Plaintiff alleges he was riding the bus home after dark, from a school activity. As the driver neared the stop closest to plaintiff’s home along a curve, he requested the driver to drop him off on the opposite side of the highway. Although substitute drivers had occasionally done so at plaintiff’s request in the past, defendant driver refused. She activated the bus’s warning devices, stopped and plaintiff exited. As he crossed the highway, he was struck by a pickup truck driven by defendant Charlie Moore, who had failed to heed the school bus warning lights. Plaintiff received severe and permanent injuries.
Under Va. Code § 22.1-194, plaintiff may sue if school board has an insurance policy on “a vehicle involved in an accident.” Here, the school board admits its school bus was covered by an insurance policy. The court turns to § 22.1-194’s “involved in an accident” in the context of the statute. Although the Virginia Supreme Court has not expressly defined the meaning of the term “involved in an accident” in the context of § 22.1-194, it has provided implicit guidance as to its meaning, and that guidance counsels that the school bus from which plaintiff alighted was “involved in” plaintiff’s accident and the school board is not immune from suit here.
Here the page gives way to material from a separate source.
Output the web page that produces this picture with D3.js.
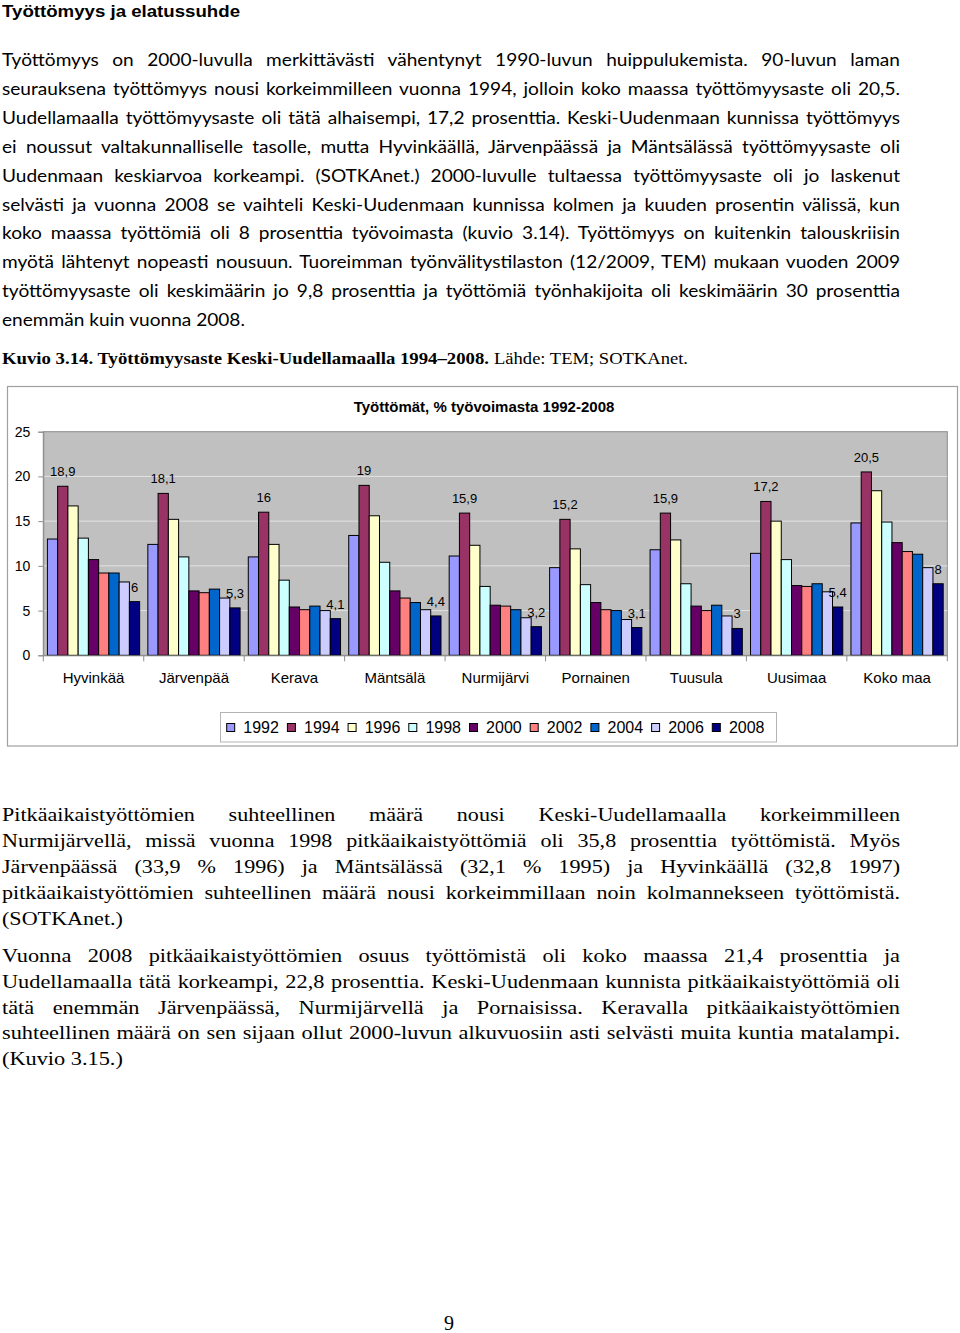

Plaintiff also sues the school bus driver who refused to make a turn in order to drop plaintiff off on the side of the road where his home was located. The court agrees with defendant bus driver that she has sovereign immunity as plaintiff has not pleaded facts to support his claim that she was grossly negligent. The bus driver stopped at the designated place along her route and activated the bus’s warning lights. Defendant was operating the bus for a governmental purpose, and not as a part of a routine errand. She was performing a discretionary, non-ministerial, governmental function and is immune from claims for ordinary negligence.
The court also dismisses plaintiff’s complaint against the three school board employees who planned the bus route. There is nothing that remotely suggests the three employees did not exercise discretion in planning the school bus route. They are entitled to immunity for ordinary negligence in planning that route. Though plaintiff alleges the stop was not located where the bus could be seen for a safe distance in both directions, as required by the board’s own regulations, there is nothing in his complaint suggesting the three defendant route planners considered the stop to be unsafe. Even the failure of a government official to follow all applicable regulations does not necessarily mean the official’s conduct was grossly negligent.
The court denies the school board’s motion to dismiss, but grants the remaining defendants’ motions to dismiss.
Roach v. Botetourt County School Board (Wilson) No. 7:10cv00378, Dec. 29, 2010; USDC at Roanoke, Va. VLW 011-3-018, 12 pp.